[Task goal] In the data below, locate each line with the word "that" and list it.

━━━━━━━━

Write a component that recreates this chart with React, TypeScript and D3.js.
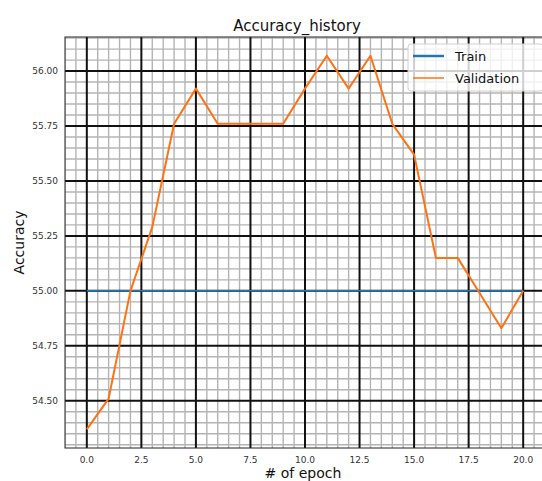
import React from "react";
import * as d3 from "d3";

const epochs = d3.range(0, 21);
const trainAcc = epochs.map(() => 55.0);
const valAcc = [
  54.37, 54.51, 55.0, 55.29, 55.76, 55.92, 55.76, 55.76, 55.76, 55.76, 55.92,
  56.07, 55.92, 56.07, 55.76, 55.62, 55.15, 55.15, 54.99, 54.83, 55.0,
];
const xTicks = [0, 2.5, 5, 7.5, 10, 12.5, 15, 17.5, 20];
const yTicks = [54.5, 54.75, 55.0, 55.25, 55.5, 55.75, 56.0];
const seriesNames = ["Train", "Validation"];
const seriesColors = ["#1f77b4", "#ff7214"];

const W = 542;
const H = 481;
const plot = { left: 65, top: 37, right: 545, bottom: 448 };
const FONT = "DejaVu Sans, sans-serif";

export default function App() {
  const all = [...trainAcc, ...valAcc];
  const yMin = d3.min(all)!;
  const yMax = d3.max(all)!;
  const yPad = (yMax - yMin) * 0.05;
  const x = d3.scaleLinear().domain([-1, 21]).range([plot.left, plot.right]);
  const y = d3
    .scaleLinear()
    .domain([yMin - yPad, yMax + yPad])
    .range([plot.bottom, plot.top]);

  const xMinor = d3.range(-1, 21.001, 0.5).filter((v) => !xTicks.includes(v));
  const yMinorAll = d3.range(54.3, 56.2, 0.05).map((v) => Math.round(v * 100) / 100);
  const yMinor = yMinorAll.filter(
    (v) => v >= y.domain()[0] && v <= y.domain()[1] && !yTicks.some((t) => Math.abs(t - v) < 1e-6)
  );

  const line = d3
    .line<number>()
    .x((_, i) => x(epochs[i]))
    .y((d) => y(d));

  const fmtX = d3.format(".1f");
  const fmtY = d3.format(".2f");

  return (
    <svg
      width={W}
      height={H}
      style={{ position: "absolute", left: 0, top: 0, background: "#fff" }}
    >
      <defs>
        <clipPath id="plotArea">
          <rect x={plot.left} y={plot.top} width={plot.right - plot.left} height={plot.bottom - plot.top} />
        </clipPath>
      </defs>
      <rect x={0} y={0} width={W} height={H} fill="#fff" />
      <g clipPath="url(#plotArea)">
        {xMinor.map((v) => (
          <line key={"xm" + v} x1={x(v)} x2={x(v)} y1={plot.top} y2={plot.bottom} stroke="#b4b4b4" strokeWidth={1.4} />
        ))}
        {yMinor.map((v) => (
          <line key={"ym" + v} x1={plot.left} x2={plot.right} y1={y(v)} y2={y(v)} stroke="#b4b4b4" strokeWidth={1.4} />
        ))}
        {xTicks.map((v) => (
          <line key={"xM" + v} x1={x(v)} x2={x(v)} y1={plot.top} y2={plot.bottom} stroke="#111" strokeWidth={2} />
        ))}
        {yTicks.map((v) => (
          <line key={"yM" + v} x1={plot.left} x2={plot.right} y1={y(v)} y2={y(v)} stroke="#111" strokeWidth={2} />
        ))}
        <path d={line(trainAcc)!} fill="none" stroke={seriesColors[0]} strokeWidth={1.5} />
        <path d={line(valAcc)!} fill="none" stroke={seriesColors[1]} strokeWidth={2} strokeLinejoin="round" />
      </g>
      <rect
        x={plot.left}
        y={plot.top}
        width={plot.right - plot.left}
        height={plot.bottom - plot.top}
        fill="none"
        stroke="#222"
        strokeWidth={1}
      />
      {/* tick labels */}
      {xTicks.map((v) => (
        <text key={"xl" + v} x={x(v)} y={plot.bottom + 15} fontSize={9} fontFamily={FONT} fill="#333" textAnchor="middle">
          {fmtX(v)}
        </text>
      ))}
      {yTicks.map((v) => (
        <text key={"yl" + v} x={plot.left - 7} y={y(v) + 3} fontSize={9} fontFamily={FONT} fill="#333" textAnchor="end">
          {fmtY(v)}
        </text>
      ))}
      {/* axis titles */}
      <text x={297} y={31} fontSize={15} fontFamily={FONT} fill="#111" textAnchor="middle">
        Accuracy_history
      </text>
      <text x={303} y={478} fontSize={14} fontFamily={FONT} fill="#111" textAnchor="middle">
        # of epoch
      </text>
      <text
        transform={`translate(24, ${(plot.top + plot.bottom) / 2}) rotate(-90)`}
        fontSize={14}
        fontFamily={FONT}
        fill="#111"
        textAnchor="middle"
      >
        Accuracy
      </text>
      {/* legend */}
      <g>
        <rect x={408} y={44} width={135} height={47} rx={3} fill="#fff" fillOpacity={0.8} stroke="#d0d0d0" />
        {seriesNames.map((name, i) => (
          <g key={name}>
            <line x1={413} x2={444} y1={56 + i * 22} y2={56 + i * 22} stroke={seriesColors[i]} strokeWidth={i === 0 ? 2.5 : 1.5} />
            <text x={455} y={61 + i * 22} fontSize={13} fontFamily={FONT} fill="#111">
              {name}
            </text>
          </g>
        ))}
      </g>
    </svg>
  );
}
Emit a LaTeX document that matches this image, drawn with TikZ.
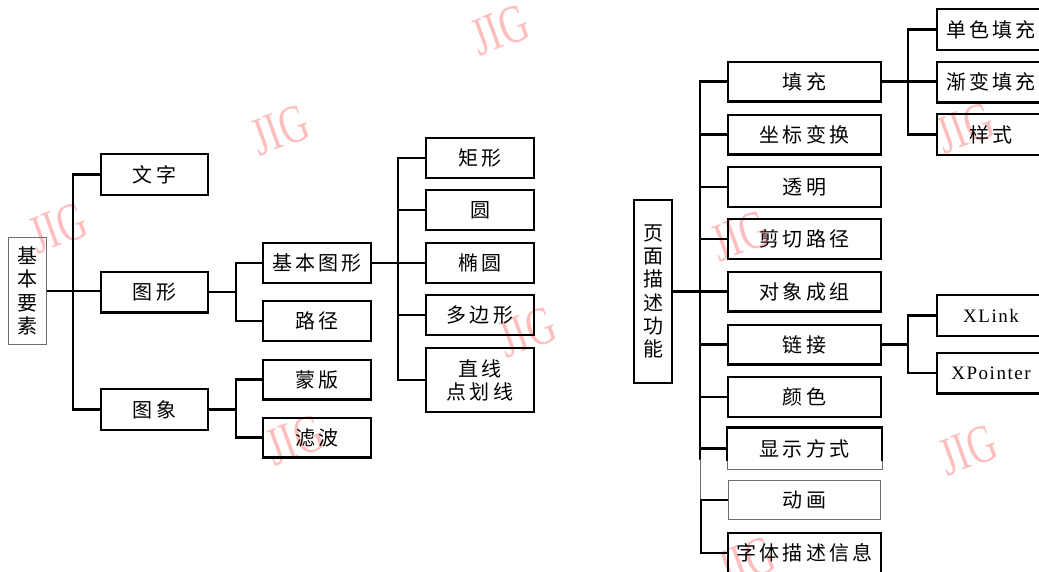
\documentclass[tikz,border=0pt]{standalone}
\usepackage{fontspec}
\newfontfamily\cjk[LetterSpace=16]{Noto Sans CJK SC}
\newfontfamily\cjkv{Noto Sans CJK SC}
\newfontfamily\latinf[LetterSpace=8]{Liberation Serif}
\newfontfamily\wmfont{Liberation Serif}
\definecolor{wmpink}{RGB}{255,190,190}
\definecolor{thingray}{RGB}{110,110,110}
\begin{document}
\begin{tikzpicture}[x=1pt,y=-1pt,
  bx/.style={draw, line width=2.3pt, inner sep=0pt, align=center,
             font=\cjk\fontsize{20}{23}\selectfont},
  abox/.style={bx, minimum width=106.7pt, minimum height=40.7pt},
  bbox/.style={bx, minimum width=107.7pt, minimum height=39.7pt},
  dbox/.style={bx, minimum width=152.7pt, minimum height=39.7pt},
  ebox/.style={bx, minimum width=107.7pt, minimum height=40.7pt},
  fbox/.style={ebox, font=\latinf\fontsize{19}{22}\selectfont},
  rootbox/.style={draw, inner sep=0pt, align=center,
             font=\cjkv\fontsize{20}{23.3}\selectfont},
  conn/.style={line width=2.3pt},
  thinconn/.style={line width=0.9pt, draw=thingray},
  wm/.style={text=wmpink, rotate=20, xscale=0.72,
             font=\wmfont\fontsize{54}{54}\selectfont}
]
\clip (0,0) rectangle (1039,571);
\fill[white] (0,0) rectangle (1039,571);

% watermarks
\node[wm] (wm1) at (500,30) {JIG};
\node[wm] (wm2) at (280,130) {JIG};
\node[wm] (wm3) at (58,228) {JIG};
\node[wm] (wm4) at (527,332) {JIG};
\node[wm] (wm5) at (295,440) {JIG};
\node[wm] (wm6) at (740,236) {JIG};
\node[wm] (wm7) at (965,128) {JIG};
\node[wm] (wm8) at (968,450) {JIG};
\node[wm] (wm9) at (746,562) {JIG};

% ---------- left tree ----------
\node[rootbox, line width=0.9pt, draw=thingray, minimum width=38pt, minimum height=107pt]
  (r1) at (27.5,291) {基\\本\\要\\素};

\node[abox] (A1) at (154.5,174.5) {文字};
\node[abox] (A2) at (154.5,292) {图形};
\node[abox] (A3) at (154.5,409.5) {图象};

\node[bbox] (B1) at (317,263) {基本图形};
\node[bbox] (B2) at (317,321) {路径};
\node[bbox] (B3) at (317,379.5) {蒙版};
\node[bbox] (B4) at (317,437.5) {滤波};

\node[bbox] (C1) at (480,158) {矩形};
\node[bbox] (C2) at (480,210) {圆};
\node[bbox] (C3) at (480,263) {椭圆};
\node[bbox] (C4) at (480,315) {多边形};
\node[bbox, minimum height=63.7pt] (C5) at (480,380) {直线\\点划线};

\draw[conn] (r1.east) -- (r1.east -| A2.west);
\draw[conn] (A1.west) -- ++(-27,0) |- (A3.west);

\draw[conn] (A2.east) -- ++(27,0);
\draw[conn] (B1.west) -- ++(-26,0) |- (B2.west);
\draw[conn] (A3.east) -- ++(27,0);
\draw[conn] (B3.west) -- ++(-26,0) |- (B4.west);

\draw[conn] (B1.east) -- (C3.west);
\draw[conn] (C1.west) -- ++(-27,0) |- (C5.west);
\draw[conn] (C2.west) -- ++(-27,0);
\draw[conn] (C4.west) -- ++(-27,0);

% ---------- right tree ----------
\node[rootbox, line width=1.8pt, minimum width=38pt, minimum height=183pt]
  (R) at (653,291.5) {页\\面\\描\\述\\功\\能};

\node[dbox] (D1) at (804.5,81.5) {填充};
\node[dbox] (D2) at (804.5,134.5) {坐标变换};
\node[dbox] (D3) at (804.5,187) {透明};
\node[dbox] (D4) at (804.5,239) {剪切路径};
\node[dbox] (D5) at (804.5,291.5) {对象成组};
\node[dbox] (D6) at (804.5,344.5) {链接};
\node[dbox] (D7) at (804.5,397) {颜色};
\begin{scope}
  \clip (720,420) rectangle (890,461);
  \node[dbox, draw=none] (D8) at (804.5,448.5) {\raisebox{-5pt}{显示方式}};
\end{scope}
\draw[line width=0.9pt, draw=thingray] (D8.south west) rectangle (D8.north east);
\draw[line width=2.3pt] ([yshift=9pt]D8.south west) -- (D8.north west)
  -- (D8.north east) -- ([yshift=9pt]D8.south east);
\node[dbox, line width=0.9pt, draw=thingray] (D9) at (804.5,500) {动画};
\node[dbox] (D10) at (804.5,553) {\raisebox{-5pt}{字体描述信息}};

\node[ebox] (E1) at (991,29.5) {单色填充};
\node[ebox] (E2) at (991,82) {渐变填充};
\node[ebox] (E3) at (991,134.5) {样式};

\node[fbox] (F1) at (991,315.5) {XLink};
\node[fbox] (F2) at (991,373) {XPointer};

\draw[conn] (R.east) -- (R.east -| D5.west);
\draw[conn] (D1.west) -- ++(-27,0) |- (D8.west);
\draw[conn] (D8.west) ++(-27,0) -- ++(0,11);
\draw[thinconn] (D8.west) ++(-27,10) -- ++(0,42);
\draw[conn] (D9.west) -- ++(-27,0) |- (D10.west);
\foreach \n in {D2,D3,D4,D6,D7} \draw[conn] (\n.west) -- ++(-27,0);

\draw[conn] (D1.east) -- (D1.east -| E2.west);
\draw[conn] (E1.west) -- ++(-28,0) |- (E3.west);

\draw[conn] (D6.east) -- ++(26,0);
\draw[conn] (F1.west) -- ++(-28,0) |- (F2.west);
\end{tikzpicture}
\end{document}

━━━━━━━━

[The result]
Write a component that recreates this chart with React, TypeScript and D3.js.
Emit a LaTeX document that matches this image, drawn with TikZ.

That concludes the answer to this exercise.